Les déclarations des ministres se multiplient mais l'avenir reste toujours aussi flou : trois mois après le Brexit, la confusion règne sur les intentions d'un gouvernement divisé et le moment propice du divorce entre le Royaume-Uni et l'UE.

Dernier à se risquer sur la date du début des négociations de sortie de l'Union européenne, le chef de la diplomatie Boris Johnson a avancé « début 2017 ». « Nous discutons avec nos amis et partenaires européens dans l'objectif d'envoyer la lettre de l'article 50 [du traité de Lisbonne, NDLR] au début de l'année prochaine », a-t-il dit jeudi à la chaîne Sky News.

Il a été rapidement recadré par un porte-parole de la première ministre Theresa May, qui a répété son mantra : « la position du gouvernement n'a pas changé, nous ne déclencherons pas l'article 50 avant la fin 2016 et nous utiliserons ce temps pour préparer les négociations. »

Le gouvernement est divisé entre partisans d'un Brexit « dur », qui veulent une sortie rapide de l'UE et du marché unique pour reprendre le contrôle des frontières et limiter l'immigration, et ceux qui sont favorables à un Brexit plus « doux », avec un certain degré d'accès au marché unique et un certain degré de contrôle de l'immigration.

Les trois mousquetaires du Brexit « dur » 

Les électeurs britanniques ont voté le 23 juin la sortie de l'UE largement sur l'argument de la limitation d'une immigration souvent perçue comme une menace pour leur identité, en pleine crise migratoire et montée des populismes en Europe.

Les responsables de l'UE rappellent à toute occasion qu'un accès au marché unique est inséparable de la libre circulation des personnes, excluant ainsi la possibilité d'un contrôle de l'immigration en provenance des pays de l'UE.

Le fer de lance du Brexit dur est tout naturellement le chef de la diplomatie Boris Johnson, champion du non à l'UE pendant la campagne du référendum.

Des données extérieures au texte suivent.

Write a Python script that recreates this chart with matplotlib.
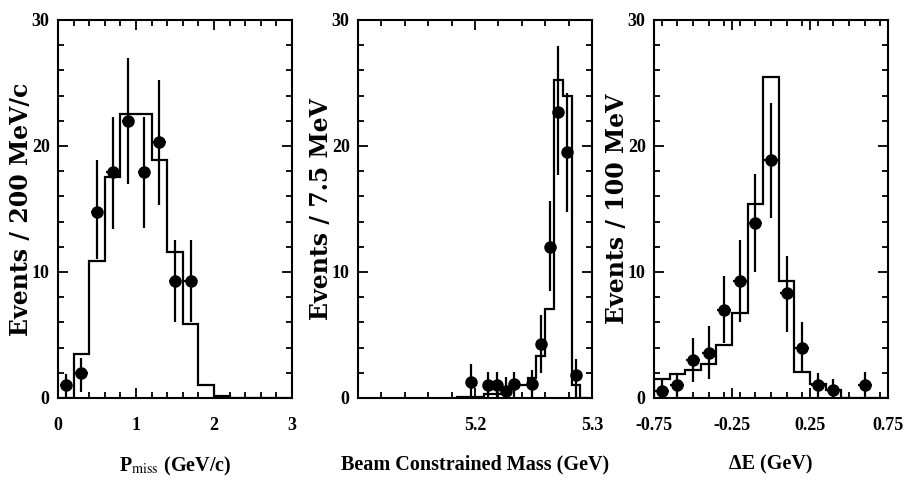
import numpy as np
import matplotlib
matplotlib.use("Agg")
import matplotlib.pyplot as plt
from matplotlib.ticker import MultipleLocator

plt.rcParams['mathtext.fontset'] = 'stix'

# Panel 1: missing momentum
p_edges = np.arange(0.0, 3.01, 0.2)
p_hist = [0, 3.5, 10.9, 17.5, 22.5, 22.5, 18.9, 11.6, 5.9, 1.0, 0.15, 0, 0, 0, 0]
p_x = [0.1, 0.3, 0.5, 0.7, 0.9, 1.1, 1.3, 1.5, 1.7]
p_y = [1.0, 2.0, 14.8, 17.9, 22.0, 17.9, 20.3, 9.3, 9.3]
p_lo = [1.0, 1.5, 3.8, 4.5, 5.0, 4.4, 5.0, 3.3, 3.3]
p_hi = [0.9, 1.2, 4.1, 4.4, 5.0, 4.4, 4.9, 3.2, 3.2]

# Panel 2: beam constrained mass
m_edges = 5.185 + 0.0075 * np.arange(16)
m_hist = [0.05, 0.05, 0.1, 0.3, 0.3, 0.3, 1.0, 1.0, 1.6, 3.3, 7.1, 25.2, 24.0, 1.0, 0]
m_x = [5.19625, 5.21125, 5.21875, 5.22625, 5.23375, 5.24875, 5.25625,
       5.26375, 5.27125, 5.27875, 5.28625]
m_y = [1.3, 1.05, 1.05, 0.55, 1.1, 1.1, 4.3, 12.0, 22.7, 19.5, 1.8]
m_lo = [1.3, 1.0, 1.0, 0.55, 1.0, 1.0, 2.3, 3.5, 5.0, 4.7, 1.7]
m_hi = [1.4, 1.0, 1.0, 1.1, 1.0, 1.1, 2.3, 3.6, 5.2, 4.7, 1.3]

# Panel 3: delta E
e_edges = np.linspace(-0.75, 0.75, 16)
e_hist = [1.5, 1.9, 2.2, 2.7, 4.2, 6.75, 15.4, 25.5, 9.3, 2.1, 1.15, 0.6, 0, 0, 0]
e_x = [-0.7, -0.6, -0.5, -0.4, -0.3, -0.2, -0.1, 0.0, 0.1, 0.2, 0.3, 0.4, 0.6]
e_y = [0.55, 1.0, 3.0, 3.6, 7.0, 9.3, 13.9, 18.9, 8.3, 4.0, 1.05, 0.65, 1.05]
e_lo = [0.55, 1.0, 1.7, 2.1, 2.6, 3.3, 3.9, 4.6, 3.1, 1.9, 1.05, 0.65, 0.9]
e_hi = [0.9, 0.9, 1.8, 2.1, 2.7, 3.2, 3.9, 4.5, 3.0, 2.0, 0.95, 0.85, 1.05]

panels = [
    dict(edges=p_edges, hist=p_hist, x=p_x, y=p_y, lo=p_lo, hi=p_hi, xerr=0.08,
         xlim=(0, 3), minor=0.2, ticks=[0, 1, 2, 3], labels=['0', '1', '2', '3'],
         ylabel='Events / 200 MeV/c', xlabel=r'P$_{\mathrm{miss}}$ (GeV/c)'),
    dict(edges=m_edges, hist=m_hist, x=m_x, y=m_y, lo=m_lo, hi=m_hi, xerr=0.0033,
         xlim=(5.1, 5.3), minor=0.02, ticks=[5.2, 5.3], labels=['5.2', '5.3'],
         ylabel='Events / 7.5 MeV', xlabel='Beam Constrained Mass (GeV)'),
    dict(edges=e_edges, hist=e_hist, x=e_x, y=e_y, lo=e_lo, hi=e_hi, xerr=0.045,
         xlim=(-0.75, 0.75), minor=0.1, ticks=[-0.75, -0.25, 0.25, 0.75],
         labels=['-0.75', '-0.25', '0.25', '0.75'],
         ylabel='Events / 100 MeV', xlabel='ΔE (GeV)'),
]

fig = plt.figure(figsize=(9.05, 4.83), dpi=100)
lefts = [58, 358, 654]
for left, p in zip(lefts, panels):
    ax = fig.add_axes([left / 905, 1 - 398 / 483, 234 / 905, 378 / 483])
    ax.stairs(p['hist'], p['edges'], color='black', lw=1.6, baseline=0)
    ax.errorbar(p['x'], p['y'], yerr=[p['lo'], p['hi']], xerr=p['xerr'],
                fmt='o', color='black', ms=8, elinewidth=1.6, capsize=0)
    ax.set_xlim(*p['xlim'])
    ax.set_ylim(0, 30)
    ax.xaxis.set_minor_locator(MultipleLocator(p['minor']))
    ax.set_xticks(p['ticks'])
    ax.set_xticklabels(p['labels'])
    ax.yaxis.set_major_locator(MultipleLocator(10))
    ax.yaxis.set_minor_locator(MultipleLocator(2))
    ax.tick_params(which='both', direction='in', top=True, right=True, width=1.3)
    ax.tick_params(which='major', length=7, pad=6)
    ax.tick_params(axis='x', which='major', pad=14)
    ax.tick_params(which='minor', length=4)
    for lab in ax.get_xticklabels() + ax.get_yticklabels():
        lab.set_fontfamily('Liberation Serif')
        lab.set_fontweight('bold')
        lab.set_fontsize(13)
    for s in ax.spines.values():
        s.set_linewidth(1.5)
    ax.set_ylabel(p['ylabel'], fontfamily='DejaVu Serif', fontweight='bold', fontsize=17)
    ax.yaxis.set_label_coords(-0.108, 0.5)
    ax.set_xlabel(p['xlabel'], fontfamily='Liberation Serif', fontweight='bold', fontsize=14.5)
    ax.xaxis.set_label_coords(0.5, -0.15)

fig.savefig('out.png', dpi=100)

M. Johnson soutient ainsi un groupe de pression, « Change Britain », qui a pour but de pousser Theresa May vers le Brexit. L'ancien maire de Londres a enregistré pour eux un message dans lequel il assure que le Brexit doit signifier pour le pays la reprise du contrôle de « ses lois, ses frontières, son argent et son commerce ».

Avec ses collègues David Davis, ministre chargé de la sortie de l'UE, et Liam Fox, au Commerce international, ils forment les trois mousquetaires du Brexit au sein du cabinet. Et Theresa May a bien du mal à les contrôler.

Liam Fox a reproché aux hommes d'affaires britanniques d'être « paresseux » et de préférer jouer au golf plutôt que d'aller chercher avec les dents les contrats que la sortie de l'UE est censée faciliter.

David Davis a avancé qu'il semblait « très improbable » que le pays reste dans le marché unique, devant le parlement début septembre.

« Opinion personnelle », a immédiatement commenté Downing Street.

Car Theresa May a choisi délibérément la discrétion avant l'ouverture des négociations. « Nous ne dévoilerons pas nos intentions prématurément », a-t-elle affirmé au parlement.

Des électeurs prêts au compromis

La confusion atteint aussi les milieux d'affaires : selon le quotidien Financial Times, vendredi, les responsables consultés régulièrement par le gouvernement sur leurs attentes en matière de Brexit ont du mal à comprendre qui est en charge : « C'est très compliqué en ce moment », leur aurait répondu le chancelier de l'Échiquier Philip Hammond.

« Ils font face à la difficulté de gérer la sortie du pays de l'UE. Jour après jour, les divergences entre différents ministres et la première ministre deviennent de plus en plus évidentes », commente Tony Travers, professeur à la London School of Economics.

Les hypothèses vont donc continuer à aller bon train avec la question de savoir si le divorce doit être enclenché début ou plutôt fin 2017, une fois passées les élections en France et en Allemagne.

Sur les attentes des électeurs en tous cas, Mme May trouvera des indications dans une récente étude des sondages faite par l'expert John Curtice. Une majorité de Britanniques seraient prêts à une solution de compromis. « Ils sont pour rester dans le marché unique mais pas à n'importe quel prix » et à condition de « garder un certain contrôle sur l'immigration », a relevé l'expert.